A bottle of dishwashing liquid dating back at least 47 years has washed up on a beach in Somerset, England, prompting calls for action to combat the “modern-day scourge” – plastic.
The Burnham Coastguard rescue team noticed a significant amount of debris on the shore, washed in by the tides over several days. Most of it was natural, but there were plenty of man-made items too, they said.
In a Facebook post, the team said the beach warden spotted the well-preserved bottle of Fairy liquid, with its printed labelling still mostly intact.
The bottle was marked “4D OFF”, dating the bottle to before the 1971 decimalisation of Britain’s currency, according to the BBC. The letter D was the symbol for pence at that time.
“This bottle has been floating around in our waters and still looks almost new,” the rescue team said.
“What can we do about this modern-day scourge?”
The post answered its own question, issuing a few recommendations, including urging people to join local beach clean-up efforts and to “be mindful of what we flush down our toilets, cotton buds are the worst offenders.”
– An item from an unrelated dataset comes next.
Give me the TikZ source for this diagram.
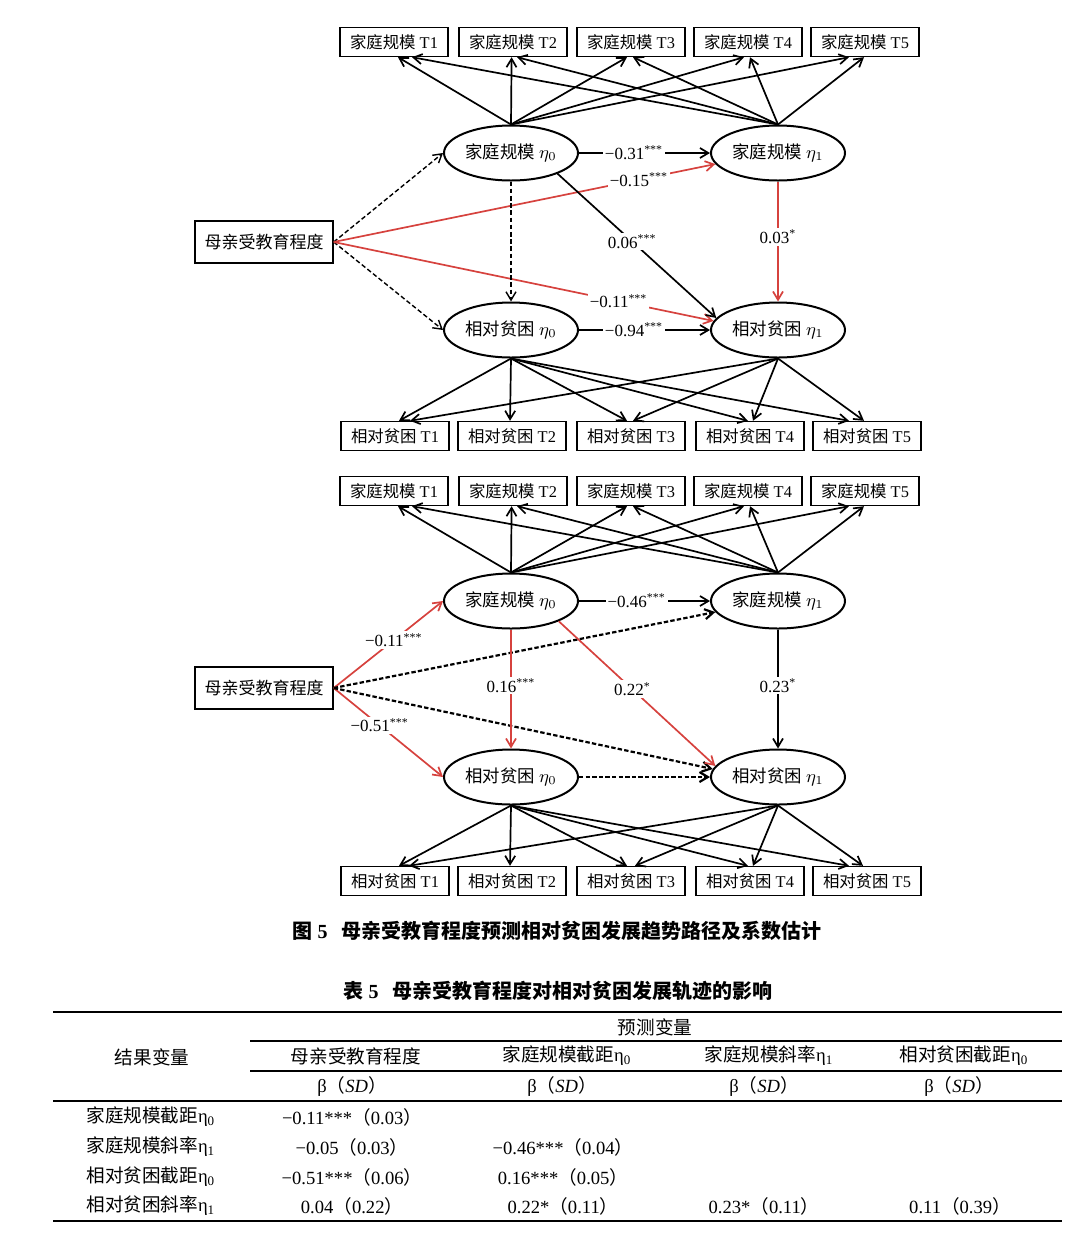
\documentclass[tikz,border=0pt]{standalone}
\usepackage{fontspec}
\setmainfont{Liberation Serif}
\newfontfamily\cjk{Noto Sans CJK SC}
\usepackage{tikz}
\usetikzlibrary{shapes.geometric,arrows.meta}
\definecolor{pathred}{RGB}{214,66,62}
\newcommand{\zh}[1]{{\cjk #1}}
\tikzset{box/.style={rectangle,draw,line width=0.7pt,minimum width=54pt,minimum height=14.5pt,inner sep=1pt,font=\fontsize{8.2}{9}\selectfont},
  mbox/.style={box,minimum width=69pt,minimum height=21pt,font=\fontsize{8.5}{10}\selectfont},
  ell/.style={ellipse,draw,line width=1pt,minimum width=67pt,minimum height=27.5pt,inner sep=0pt,font=\fontsize{8.7}{10}\selectfont},
  lbl/.style={fill=white,text=black,inner sep=1pt,font=\fontsize{8.5}{10}\selectfont},
  ar/.style={->,line width=0.85pt},
  ard/.style={ar,line width=0.7pt,dash pattern=on 2.3pt off 1.3pt},
  ardd/.style={ar,line width=1.1pt,dash pattern=on 2.2pt off 1.1pt},
  arr/.style={ar,pathred},
  cell/.style={inner sep=0pt,font=\fontsize{9.3}{10}\selectfont},
  ttl/.style={inner sep=0pt,font=\fontsize{10}{12}\selectfont\bfseries}}

\begin{document}
\begin{tikzpicture}[>={Straight Barb[length=4.2pt,width=5pt]},x=0.5pt,y=-0.5pt]
    \useasboundingbox (0,0) rectangle (1080,1238);

    % upper model
    \node[box] (a1) at (394,42) {\zh{家庭规模} T1};
    \node[box] (a2) at (513,42) {\zh{家庭规模} T2};
    \node[box] (a3) at (631,42) {\zh{家庭规模} T3};
    \node[box] (a4) at (748,42) {\zh{家庭规模} T4};
    \node[box] (a5) at (865,42) {\zh{家庭规模} T5};
    \node[ell] (f0) at (511,153) {\zh{家庭规模} $\eta_0$};
    \node[ell] (f1) at (778,153) {\zh{家庭规模} $\eta_1$};
    \node[mbox] (m) at (264,242) {\zh{母亲受教育程度}};
    \node[ell] (r0) at (511,330) {\zh{相对贫困} $\eta_0$};
    \node[ell] (r1) at (778,330) {\zh{相对贫困} $\eta_1$};
    \node[box] (b1) at (395,436) {\zh{相对贫困} T1};
    \node[box] (b2) at (512,436) {\zh{相对贫困} T2};
    \node[box] (b3) at (631,436) {\zh{相对贫困} T3};
    \node[box] (b4) at (750,436) {\zh{相对贫困} T4};
    \node[box] (b5) at (867,436) {\zh{相对贫困} T5};

    \draw [ar] (f0.north) to ([xshift=2pt]a1.south);
    \draw [ar] (f0.north) to ([xshift=-0.7pt]a2.south);
    \draw [ar] (f0.north) to ([xshift=-2pt]a3.south);
    \draw [ar] (f0.north) to ([xshift=-2pt]a4.south);
    \draw [ar] (f0.north) to ([xshift=-8pt]a5.south);
    \draw [ar] (f1.north) to ([xshift=9pt]a1.south);
    \draw [ar] (f1.north) to ([xshift=2pt]a2.south);
    \draw [ar] (f1.north) to ([xshift=1pt]a3.south);
    \draw [ar] (f1.north) to ([xshift=1pt]a4.south);
    \draw [ar] (f1.north) to ([xshift=-0.5pt]a5.south);

    \draw [ar] (f0.east) to node[lbl,pos=0.42]{−0.31\textsuperscript{***}} (f1.west);
    \draw [ard] (m.east) to (f0.west);
    \draw [arr] (m.east) to node[lbl,pos=0.8]{−0.15\textsuperscript{***}} (f1.190);
    \draw [ard] (m.east) to (r0.west);
    \draw [arr] (m.east) to node[lbl,pos=0.75]{−0.11\textsuperscript{***}} (r1.172);
    \draw [ard] (f0.south) to (r0.north);
    \draw [ar] (f0.-24) to node[lbl,pos=0.47]{0.06\textsuperscript{***}} (r1.169);
    \draw [arr] (f1.south) to node[lbl,pos=0.46]{0.03\textsuperscript{*}} (r1.north);
    \draw [ar] (r0.east) to node[lbl,pos=0.42]{−0.94\textsuperscript{***}} (r1.west);

    \draw [ar] (r0.south) to ([xshift=2pt]b1.north);
    \draw [ar] (r0.south) to ([xshift=-1pt]b2.north);
    \draw [ar] (r0.south) to ([xshift=-2pt]b3.north);
    \draw [ar] (r0.south) to ([xshift=-1pt]b4.north);
    \draw [ar] (r0.south) to ([xshift=-9pt]b5.north);
    \draw [ar] (r1.south) to ([xshift=7.5pt]b1.north);
    \draw [ar] (r1.south) to ([xshift=1pt]b3.north);
    \draw [ar] (r1.south) to ([xshift=1.5pt]b4.north);
    \draw [ar] (r1.south) to ([xshift=-1.5pt]b5.north);

    % lower model
    \node[box] (c1) at (394,491) {\zh{家庭规模} T1};
    \node[box] (c2) at (513,491) {\zh{家庭规模} T2};
    \node[box] (c3) at (631,491) {\zh{家庭规模} T3};
    \node[box] (c4) at (748,491) {\zh{家庭规模} T4};
    \node[box] (c5) at (865,491) {\zh{家庭规模} T5};
    \node[ell] (g0) at (511,601) {\zh{家庭规模} $\eta_0$};
    \node[ell] (g1) at (778,601) {\zh{家庭规模} $\eta_1$};
    \node[mbox] (n) at (264,688) {\zh{母亲受教育程度}};
    \node[ell] (s0) at (511,777) {\zh{相对贫困} $\eta_0$};
    \node[ell] (s1) at (778,777) {\zh{相对贫困} $\eta_1$};
    \node[box] (d1) at (395,881) {\zh{相对贫困} T1};
    \node[box] (d2) at (512,881) {\zh{相对贫困} T2};
    \node[box] (d3) at (631,881) {\zh{相对贫困} T3};
    \node[box] (d4) at (750,881) {\zh{相对贫困} T4};
    \node[box] (d5) at (867,881) {\zh{相对贫困} T5};

    \draw [ar] (g0.north) to ([xshift=2pt]c1.south);
    \draw [ar] (g0.north) to ([xshift=-0.7pt]c2.south);
    \draw [ar] (g0.north) to ([xshift=-2pt]c3.south);
    \draw [ar] (g0.north) to ([xshift=-2pt]c4.south);
    \draw [ar] (g0.north) to ([xshift=-8pt]c5.south);
    \draw [ar] (g1.north) to ([xshift=9pt]c1.south);
    \draw [ar] (g1.north) to ([xshift=2pt]c2.south);
    \draw [ar] (g1.north) to ([xshift=1pt]c3.south);
    \draw [ar] (g1.north) to ([xshift=1pt]c4.south);
    \draw [ar] (g1.north) to ([xshift=-0.5pt]c5.south);

    \draw [ar] (g0.east) to node[lbl,pos=0.44]{−0.46\textsuperscript{***}} (g1.west);
    \draw [arr] (n.east) to node[lbl,pos=0.55]{−0.11\textsuperscript{***}} (g0.west);
    \draw [ardd] (n.east) to (g1.190);
    \draw [arr] (n.east) to node[lbl,pos=0.42]{−0.51\textsuperscript{***}} (s0.west);
    \draw [ardd] (n.east) to (s1.173);
    \draw [arr] (g0.south) to node[lbl,pos=0.47]{0.16\textsuperscript{***}} (s0.north);
    \draw [arr] (g0.-23) to node[lbl,pos=0.47]{0.22\textsuperscript{*}} (s1.170);
    \draw [ar] (g1.south) to node[lbl,pos=0.47]{0.23\textsuperscript{*}} (s1.north);
    \draw [ardd] (s0.east) to (s1.west);

    \draw [ar] (s0.south) to ([xshift=2pt]d1.north);
    \draw [ar] (s0.south) to ([xshift=-1pt]d2.north);
    \draw [ar] (s0.south) to ([xshift=-2pt]d3.north);
    \draw [ar] (s0.south) to ([xshift=-1pt]d4.north);
    \draw [ar] (s0.south) to ([xshift=-9pt]d5.north);
    \draw [ar] (s1.south) to ([xshift=7pt]d1.north);
    \draw [ar] (s1.south) to ([xshift=2pt]d3.north);
    \draw [ar] (s1.south) to ([xshift=1.5pt]d4.north);
    \draw [ar] (s1.south) to ([xshift=-2pt]d5.north);

    % caption and table
    \node[ttl] (cap) at (557,931) {\zh{图} 5\hspace{7pt}\zh{母亲受教育程度预测相对贫困发展趋势路径及系数估计}};
    \node[ttl] (tab) at (558,991) {\zh{表} 5\hspace{7pt}\zh{母亲受教育程度对相对贫困发展轨迹的影响}};

    \draw [line width=1pt] (53,1012) -- (1062,1012);
    \draw [line width=0.6pt] (250,1041) -- (1062,1041);
    \draw [line width=0.6pt] (250,1071) -- (1062,1071);
    \draw [line width=0.6pt] (53,1101) -- (1062,1101);
    \draw [line width=1pt] (53,1221) -- (1062,1221);

    \node[cell] (h0) at (655,1027) {\zh{预测变量}};
    \node[cell] (h1) at (152,1057) {\zh{结果变量}};
    \node[cell] (h2) at (356,1056) {\zh{母亲受教育程度}};
    \node[cell] (h3) at (567,1056) {\zh{家庭规模截距}η\textsubscript{0}};
    \node[cell] (h4) at (769,1056) {\zh{家庭规模斜率}η\textsubscript{1}};
    \node[cell] (h5) at (964,1056) {\zh{相对贫困截距}η\textsubscript{0}};
    \node[cell] (k1) at (352,1087) {β\zh{（}\textit{SD}\zh{）}};
    \node[cell] (k2) at (562,1087) {β\zh{（}\textit{SD}\zh{）}};
    \node[cell] (k3) at (764,1087) {β\zh{（}\textit{SD}\zh{）}};
    \node[cell] (k4) at (959,1087) {β\zh{（}\textit{SD}\zh{）}};

    \node[cell,anchor=west] (l1) at (86,1117) {\zh{家庭规模截距}η\textsubscript{0}};
    \node[cell,anchor=west] (l2) at (86,1147) {\zh{家庭规模斜率}η\textsubscript{1}};
    \node[cell,anchor=west] (l3) at (86,1177) {\zh{相对贫困截距}η\textsubscript{0}};
    \node[cell,anchor=west] (l4) at (86,1206) {\zh{相对贫困斜率}η\textsubscript{1}};

    \node[cell] (v11) at (352,1117) {−0.11***\zh{（}0.03\zh{）}};
    \node[cell] (v21) at (352,1147) {−0.05\zh{（}0.03\zh{）}};
    \node[cell] (v22) at (563,1147) {−0.46***\zh{（}0.04\zh{）}};
    \node[cell] (v31) at (352,1177) {−0.51***\zh{（}0.06\zh{）}};
    \node[cell] (v32) at (563,1177) {0.16***\zh{（}0.05\zh{）}};
    \node[cell] (v41) at (352,1206) {0.04\zh{（}0.22\zh{）}};
    \node[cell] (v42) at (563,1206) {0.22*\zh{（}0.11\zh{）}};
    \node[cell] (v43) at (764,1206) {0.23*\zh{（}0.11\zh{）}};
    \node[cell] (v44) at (960,1206) {0.11\zh{（}0.39\zh{）}};
\end{tikzpicture}
\end{document}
“Small changes by everyone can make a big difference to our beautiful planet and even to our very own stretch of coast, so let’s make a difference together,” the team said.
In a comment on the post, the rescue team said the bottle was “disposed of in a correct manner”.
“In hindsight it would’ve been good to keep it and use it to show how long it takes to break down,” the team said.
A UNESCO report stated that plastic debris killed more than one million seabirds each year, as well as more than 100,000 marine mammals.
About eight million tonnes of plastic went into the ocean in 2010, according to a comprehensive 2015 study of plastic pollution.
The study’s co-author, Dr Chris Wilcox, said Australia produced a total of 13,888 tonnes of plastic litter each year, a quarter of which found its way into waterways.
Australia is among a growing number of countries to take steps to reduce plastic pollution, enacting a single-use plastic bag ban on July 1.